Ad annunciarlo, durante l’audizione in Commissione Agricoltura a Montecitorio lo scorso novembre, furono il Commissario straordinario INEA (Istituto Nazionale di Economia Agraria) Giovanni Cannata e il Presidente del CRA (Consiglio della Ricerca e la sperimentazione in agricoltura) Giuseppe Alonso. A sancirlo, definitivamente, giunge ora la relazione del responsabile dell’accorpamento, dottor Parlato, che ha dato vita al coacervo CREA, così come previsto dall’art. 32 della Legge di Stabilità 2015 fortemente voluta dal premier Renzi.

In Puglia, i centri di ricerca passeranno da 7 a 3:  chiusura per Lecce, Barletta ed una sede di Foggia, rimarranno in vita il VEN (viticoltura ed enologia) a Turi (BA), il RNC (gestione delle risorse naturali e lo studio dei cambiamenti climatici) a Bari e il CCI (cerealicoltura e colture industriali) a Foggia. Ancor peggio per la Basilicata dove, dalle 4 sedi esistenti, ne rimarrà in piedi solamente una: ovvero il centro di ricerca per la zootecnica di Bella (PZ).

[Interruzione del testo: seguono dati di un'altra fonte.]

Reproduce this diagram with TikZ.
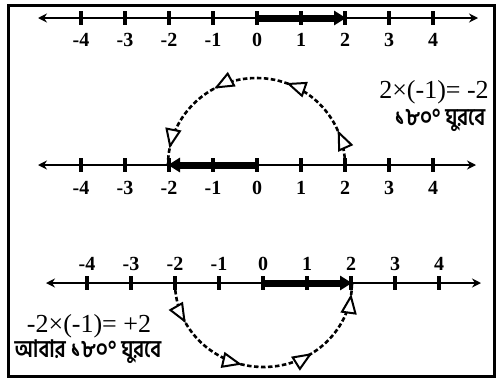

Un accorpamento che rischia di mettere a repentaglio la ricerca pubblica in agricoltura. Lo dicemmo oltre otto mesi fa e del resto bastava ascoltare le parole di chi, come il commissario INEA Cannata, ha cercato di risanare un ente spolpato e fortemente indebitato o come il suo collega Alonso del CRA, il quale già allora ipotizzava uno scenario negativo per i ricercatori nel settore agroalimentare – dichiara il deputato pugliese Giuseppe L’Abbate, capogruppo M5S in Commissione Agricoltura alla Camera – Ora che inizia a prendere forma il piano triennale richiesto dal Ministro Martina al commissario Parlato, iniziano a delinearsi concretamente quei pericoli che paventavamo a novembre 2014”.

Secondo la bozza di riordino degli enti, infatti, i centri di ricerca saranno ridotti dagli originali 47 ad appena 12. “E nel piano non vi è traccia della ricerca in economia agraria – commenta L’Abbate (M5S) – Dopo i tagli al fondo per i carburanti, l’imposizione dell’IVA sotto i 7.000 euro di reddito e l’apposizione dell’IMU agricola, Matteo Renzi continua la sua opera di smantellamento del primo settore, proprio nell’anno dell’Expo che avrebbe dovuto porre l’agroalimentare italiano al centro del dibattito pubblico mondiale. Non ci stancheremo mai di ripetere che, senza ricerca, l’agricoltura non ha futuro”.